If the bioweapon were found, it was extremely unlikely that the discovery would be reported to the public. Kennedy would maneuver from the shadows, using the information she gleaned from the intercept to trace the bioweapon back to its source. And when she succeeded, she would send Rapp. It was how they operated. And it was how so many of his brothers had been martyred.

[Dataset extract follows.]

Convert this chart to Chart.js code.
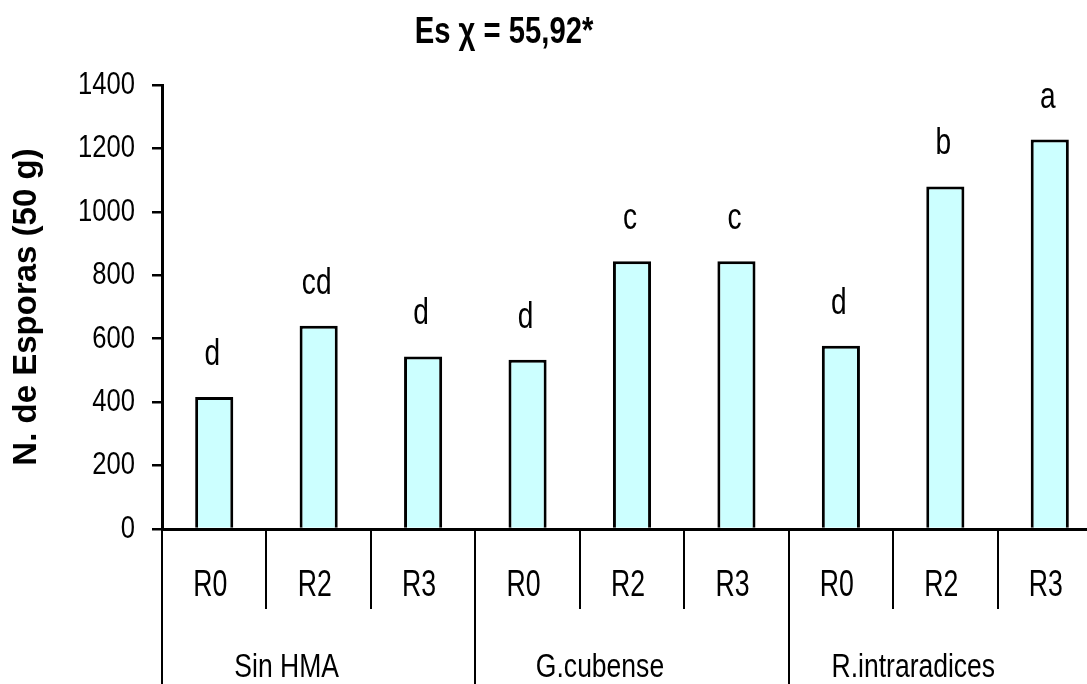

The Frenchman was completing another batch of anthrax, but Halabi had begun to question whether it had ever been important. He’d told himself that it was a necessary distraction to keep Kennedy blind to his real goal.

But was it?

He wanted so desperately to outsmart Irene Kennedy. To outfight Mitch Rapp. To ensure that the American people knew, as they slowly suffocated, how easy it had been to defeat them. He wanted Kennedy and Rapp to understand that he had been pulling their strings the entire time. That they had been the defenders of the walls when they had finally fallen.

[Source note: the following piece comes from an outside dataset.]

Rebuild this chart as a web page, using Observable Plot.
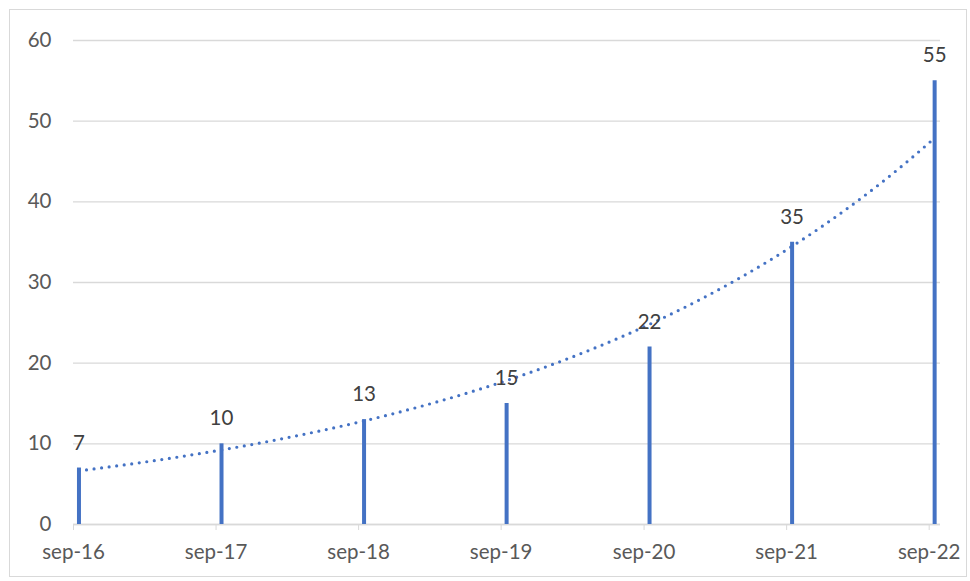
<!DOCTYPE html>
<html>
<head>
<meta charset="utf-8">
<script src="https://cdn.jsdelivr.net/npm/d3@7"></script>
<script src="https://cdn.jsdelivr.net/npm/@observablehq/plot@0.6"></script>
<style>
  html, body { margin: 0; padding: 0; background: #fff; }
  #wrap { position: relative; width: 970px; height: 581px; overflow: hidden; }
  #border { position: absolute; left: 9px; top: 9px; width: 958px; height: 568px; border: 1.5px solid #d9d9d9; box-sizing: border-box; pointer-events: none; }
  svg { font-family: Lato, "Open Sans", sans-serif; }
</style>
</head>
<body>
<div id="wrap"><div id="border"></div></div>
<script>
const dates = ["2016-09-15","2017-09-15","2018-09-15","2019-09-15","2020-09-15","2021-09-15","2022-09-15"];
const values = [7, 10, 13, 15, 22, 35, 55];
const tickDates = ["2016-09-01","2017-09-01","2018-09-01","2019-09-01","2020-09-01","2021-09-01","2022-09-01"];
const tickLabels = ["sep-16","sep-17","sep-18","sep-19","sep-20","sep-21","sep-22"];
const yTicks = [0, 10, 20, 30, 40, 50, 60];

const data = dates.map((d, i) => ({date: new Date(d), value: values[i]}));
const ticks = tickDates.map(d => new Date(d));
const labelOf = new Map(ticks.map((t, i) => [+t, tickLabels[i]]));

// Exponential trendline (least squares on ln y), like Excel's
const t0 = +data[0].date;
const xs = data.map(d => (+d.date - t0) / 86400000);
const ls = data.map(d => Math.log(d.value));
const mx = d3.mean(xs), ml = d3.mean(ls);
const b = d3.sum(xs.map((x, i) => (x - mx) * (ls[i] - ml))) / d3.sum(xs.map(x => (x - mx) ** 2));
const a = ml - b * mx;
const xEnd = xs[xs.length - 1];
const trend = d3.range(0, xEnd + 1, 5).concat([xEnd]).map(x => ({date: new Date(t0 + x * 86400000), value: Math.exp(a + b * x)}));

const chart = Plot.plot({
  width: 970,
  height: 581,
  marginLeft: 73,
  marginRight: 30,
  marginTop: 40,
  marginBottom: 57,
  style: {fontSize: "20.5px", fontFamily: "Lato, 'Open Sans', sans-serif", color: "#595959", background: "transparent"},
  x: {type: "utc", domain: [new Date("2016-09-01"), new Date("2022-09-30")]},
  y: {domain: [0, 60]},
  marks: [
    Plot.gridY(yTicks, {stroke: "#d9d9d9", strokeOpacity: 1, strokeWidth: 1.3}),
    Plot.axisY(yTicks, {tickSize: 0, tickPadding: 22, label: null, fill: "#595959", fontSize: 20.5}),
    Plot.ruleY([0], {stroke: "#d9d9d9", strokeWidth: 1.3}),
    Plot.axisX(ticks, {tickSize: 6, stroke: "#d9d9d9", tickPadding: 14, tickFormat: d => labelOf.get(+d), label: null, fill: "#595959", fontSize: 20.5}),
    Plot.ruleX(data, {x: "date", y1: 0, y2: "value", stroke: "#4472C4", strokeWidth: 4}),
    Plot.line(trend, {x: "date", y: "value", stroke: "#4472C4", strokeWidth: 3.2, strokeDasharray: "0 7.6", strokeLinecap: "round"}),
    Plot.text(data, {x: "date", y: "value", text: d => String(d.value), dy: -25, fill: "#404040", fontSize: 20.5})
  ]
});
document.getElementById("wrap").prepend(chart);
</script>
</body>
</html>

Ironically, the semidarkness allowed him to see with unprecedented clarity. In Yemen, he’d already made the mistake of not striking when the moment was at hand. Allowing Rapp to escape had been an inexcusable tactical error, and he wouldn’t compound it by underestimating the threat the man posed. Halabi knew that every moment he hesitated was a moment the CIA man could use to destroy him.

The cave that housed the weapon that would annihilate the West was within the reach of America’s specialized weaponry. A single bombing run could incinerate the deadly virus incubating in his people’s bodies. And he would likely die with them, arriving at the feet of God having failed once again.

There was no choice but to accelerate his timetable forward. Rapp was coming. He could feel it. Speed was the critical component now. Not complexity.

Halabi reached for the notebook at the edge of his desk, opening it and running his fingers across Gabriel Bertrand’s elegant script. He had read the annotated Arabic translation that had been prepared for him, but there was something about seeing the original that created a compelling sense of history. Would this book one day be enshrined in a holy site commemorating the fall of the West?

Bertrand called the disease he’d discovered Yemeni acute respiratory syndrome, a laughably innocuous name for something that was about to reshape the world. Symptoms typical of a mild flu tended to appear within two days of exposure. Onset was fairly slow, with the illness generally not turning severe for another five days. For those who reached that point, around seventy percent would be dead within a week, a mortality rate thirteen times higher even than that of the Spanish flu, which decimated the world population in the early twentieth century.